Views expressed in opinion columns are the author’s own.
Legal cannabis is coming to our communities. Despite cannabis not being federally legalized, Maryland’s government is capitalizing on the rapidly expanding business. From distributing dispensary licenses to creating a cannabis business assistance fund, the Maryland state government is creating policies that allow cannabis to be accessible. However, the Prince George’s County Council does not seem to feel the same way.
Members of the council recently proposed a bill to impose numerous restrictions on dispensary operations. This includes relegating any new stores to industrial zones, making them less accessible to existing consumers. While some of the provisions in the bill, such as barring dispensaries from being near parks, child care centers and schools, are necessary to protect our community, other measures are far too restrictive.
This catastrophic bill could severely hinder the state’s efforts to expand the industry. Further, the isolation and unfair treatment of dispensaries contributes to negative stereotypes around the industry and its users. The county council must amend the bill to remove sections that will prevent dispensaries from operating alongside other businesses.
In addition to the portions about keeping dispensaries outside of commercial areas, the bill also restricts operation near residential communities. Even liquor stores, which also sell the public a mind-altering adult-only substance, do not have this level of restriction.
Like cannabis, alcohol can also lead to unruliness, and at times, greater health and social problems. Many of the concerns council members have raised over dispensaries are equally true for liquor stores. While liquor stores also cannot be near schools or places of worship in this county, there is no bill preventing new liquor stores from opening up in shopping centers on the council’s agenda. If liquor stores can pose a greater risk to the community, why are only dispensaries being targeted by the council?
The council — along with the broader American culture — has decided to villainize cannabis, while alcohol remains widely accepted.
Since our country’s origins, Americans have been consuming large amounts of alcohol.
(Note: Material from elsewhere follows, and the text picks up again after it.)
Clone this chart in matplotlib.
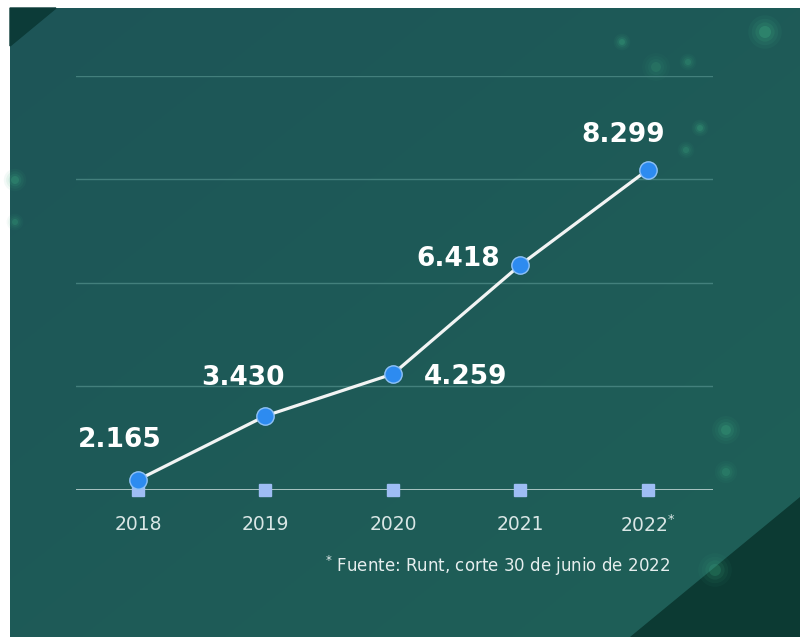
import numpy as np
import matplotlib
matplotlib.use("Agg")
import matplotlib.pyplot as plt
from matplotlib.patches import Polygon

years = ["2018", "2019", "2020", "2021", "2022*"]
values = [2.165, 3.430, 4.259, 6.418, 8.299]
value_labels = ["2.165", "3.430", "4.259", "6.418", "8.299"]
footnote = "Fuente: Runt, corte 30 de junio de 2022"

W, H = 800, 637
fig = plt.figure(figsize=(W / 100, H / 100), dpi=100, facecolor="white")

# background axes in pixel coords
bg = fig.add_axes([0, 0, 1, 1], zorder=0)
bg.set_xlim(0, W)
bg.set_ylim(H, 0)
bg.axis("off")
grad = np.linspace(0, 1, 256)
gx, gy = np.meshgrid(grad, grad)
t = (gx + gy) / 2
c1 = np.array([0x1d, 0x55, 0x57]) / 255
c2 = np.array([0x1f, 0x60, 0x58]) / 255
img = c1[None, None, :] * (1 - t[..., None]) + c2[None, None, :] * t[..., None]
bg.imshow(img, extent=[10, W, H, 8], aspect="auto", zorder=0)
bg.add_patch(Polygon([[10, 8], [56, 8], [10, 46]], closed=True, color="#0c3b38", zorder=1))
bg.add_patch(Polygon([[800, 497], [800, 637], [630, 637]], closed=True, color="#0c3a33", zorder=1))
for (x, y, r, a) in [(765, 32, 6, 0.3), (622, 42, 3, 0.25), (656, 67, 5, 0.15), (688, 62, 3, 0.2),
                     (700, 128, 3, 0.25), (715, 570, 6, 0.2), (726, 430, 5, 0.25), (15, 180, 4, 0.25),
                     (15, 222, 3, 0.2), (726, 472, 4, 0.2), (686, 150, 3, 0.2)]:
    for k in range(4):
        bg.add_patch(plt.Circle((x, y), r * (1 + k * 0.6), color="#3fae84", alpha=a / (k + 1), lw=0, zorder=1))

# main axes
left, right, top, bottom = 76, 713, 76, 490
ax = fig.add_axes([left / W, 1 - bottom / H, (right - left) / W, (bottom - top) / H], zorder=2)
ax.patch.set_alpha(0)
for s in ax.spines.values():
    s.set_visible(False)

x = np.arange(len(years))
ylo, yhi = 1.964, 10.15
ax.set_xlim(-0.486, 4.51)
ax.set_ylim(ylo, yhi)

ax.set_yticks(np.linspace(ylo, yhi, 5)[1:])
ax.yaxis.grid(True, color="#4d8a86", lw=1.0, alpha=0.8)
ax.set_yticklabels([])
ax.tick_params(axis="y", length=0)
ax.axhline(ylo, color="#d3e3e2", lw=1.8, zorder=3)

ax.plot(x, values, color="#f2f4f4", lw=2.3, zorder=4)
ax.plot(x, [ylo] * len(x), ls="none", marker="s", ms=8.5, color="#9ebdf4", zorder=4, clip_on=False)
ax.plot(x, values, ls="none", marker="o", ms=12.5, mfc="#2d8bf0", mec="#8fc2f7", mew=1.0, zorder=5)

offsets = [(-13, 29), (-16, 27), (52, -2), (-45, 4), (-18, 25)]
for xi, v, lab, off in zip(x, values, value_labels, offsets):
    ax.annotate(lab, (xi, v), xytext=off, textcoords="offset points", ha="center", va="center",
                fontsize=19, fontweight="bold", color="white", family="DejaVu Sans", zorder=6)

ticklabels = [y.replace("*", "$^{*}$") for y in years]
ax.set_xticks(x)
ax.set_xticklabels(ticklabels, fontsize=13.5, color="#d9e6e5")
ax.tick_params(axis="x", length=0, pad=18)

fig.text(670 / W, 1 - 566 / H, "$^{*}$ " + footnote, ha="right", va="center",
         fontsize=12, color="#e6eeee")

fig.savefig("out.png", dpi=100, facecolor="white")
From wine club moms to beer-drinking dads to college binge drinkers, drinking alcohol is ingrained in our culture.
In contrast, cannabis does not have such lighthearted stereotypes. Its history in America ties back to fearing Mexican immigrants, shaming of anti-Vietnam War hippies, and the villainization of inner-city communities during the War on Drugs. This fear has also been weaponized against communities of color, typified by disproportionate arrest rates. Instead of restricting cannabis so harshly, the new bill should only include limitations similar to that of liquor stores for the locations of new dispensaries.
However, we shouldn’t just treat cannabis as a vice. There are ways promoting cannabis sales can actively benefit our community. Currently, there is a 9 percent tax imposed on cannabis sales that contributes to Maryland’s Community Reinvestment and Repair Fund for areas impacted by the previous criminalization of cannabis. By allowing new dispensaries to open in commercial areas, Prince George’s County could finally provide some form of reparation for racially-motivated cannabis arrests.
In addition, many dispensaries sell medicinal cannabis to aid those affected by many common disorders. Given its clear benefits, it is irrational and counterproductive for the county to work against cannabis’ expansion.
Attempting to uphold these past fears through restriction will also hurt potential new owners who want to open dispensaries in the county. All existing county dispensaries in shopping areas and malls are exempt from the proposed regulations. Thus, any new dispensary developed in an industrial zone will be at a disadvantage compared to its peers that are more central to community economic activity. This harsh restriction discourages competition in the market, which goes directly against the state’s commitments to support aspiring dispensary owners. If the state wants to see to the success of these small business owners, the county should not unfairly interfere with their potential business.
It is reasonable to keep illicit substances away from children and places of worship, but overextending these regulations creates unnecessary obstructions to an entire industry. Protecting a community also means protecting community businesses regardless of if they sell medical cannabis, alcohol or dress shoes. Cannabis is here to stay in Maryland, and it’s time to accept that fact.